Sob o ponto de vista do Brasil, a análise coletiva do amistoso vale muito pouco. Porque, aconteça o que acontecer nos próximos três anos que nos separam da Copa de 2026, é bastante improvável que qualquer evento do jogo disputado em Tânger seja lembrado. Foi um jogo totalmente desconectado de qualquer processo. A seleção foi convocada unicamente para cumprir um compromisso e não passar em branco numa data destinada pela Fifa às equipes nacionais. Ramon Menezes não tinha sequer um diretor de seleções para dialogar sobre o que a CBF pretendia em termos de futuro. Tampouco tem um futuro técnico escolhido, cujas ideias fossem conhecidas, para que algum tipo de experiência útil para o próximo dono do cargo fosse adiantada. Nada. Eram apenas 90 minutos.
O jogo servia mais para ver jogadores do que um time. Andrey reforçou as sensações de que seu sucesso nas seleções de base pode se reproduzir na equipe principal. Lucas Paquetá foi bem na distribuição de jogadas, na criação. Rony tentou reproduzir o papel que tem no Palmeiras quando atua na ponta: muito trabalho defensivo e diagonais para atacar a linha defensiva do rival. Apresentou-se para o jogo, deu opções, mas tecnicamente não foi tão feliz. Rodrygo, muito dependente de ajustes coletivos para que pudesse executar bem a função de um camisa 9 de mobilidade, sentiu falta de entendimento com o time. Vinícius Júnior não foi mal, mas pode ser mais influente.
No jogo, Marrocos jogava de memória. Por vezes, a empolgação pela festa em casa o fazia marcar mais à frente do que na Copa do Mundo e oferecer espaços para o veloz ataque do Brasil.
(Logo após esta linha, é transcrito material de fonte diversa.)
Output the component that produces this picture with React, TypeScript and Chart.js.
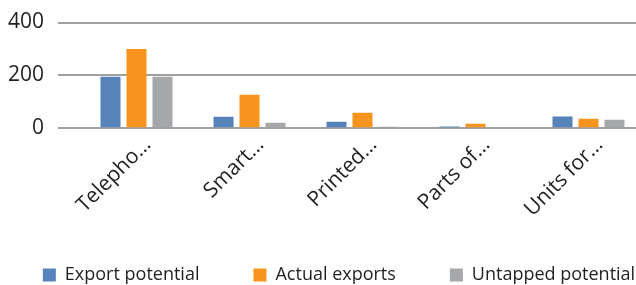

Mas a seleção tinha seus momentos especialmente em roubadas de bola no ataque. Quando se organizava para atacar, tinha três homens na saída de bola, quase sempre os zagueiros mais Alex Telles ou Casemiro. E tentava colocar cinco homens na linha de ataque com as subidas de Emerson Royal, permitindo a Rony atacar a área.
Sem bola, o time defendeu mal. Mas foi incomodado, principalmente, com a pressão em sua saída de bola. Rony deu passe que deixou Emerson Royal em dificuldade e o lateral acabou desarmado. Foi a origem do primeiro gol de Marrocos. Depois, nova recuperação ofensiva levou ao gol do 2 a 1 para Marrocos.
Com todos os problemas da seleção brasileira, foi controversa a anulação do gol de Vinícius Júnior, pouco antes de Marrocos abrir o placar. O goleiro Bono parecia ter domínio da situação ao chutar para a frente, o que daria condição ao atacante brasileiro. No gol, funcionou o desarme no campo ofensivo, numa interceptação de Paquetá para Casemiro chutar.
As trocas em Marrocos fizeram cair o nível dos donos da casa, mas desfiguraram ainda mais o Brasil, com mudança de sistema e dois homens pelo centro do ataque: Yuri Alberto e Vítor Roque. Se já não era simples montar um plano A para este jogo, mais complicado ainda ter uma alternativa. A derrota não surpreende. O pós-Copa do Brasil, o novo ciclo, só vai começar em junho, caso a CBF consiga mesmo contratar um treinador.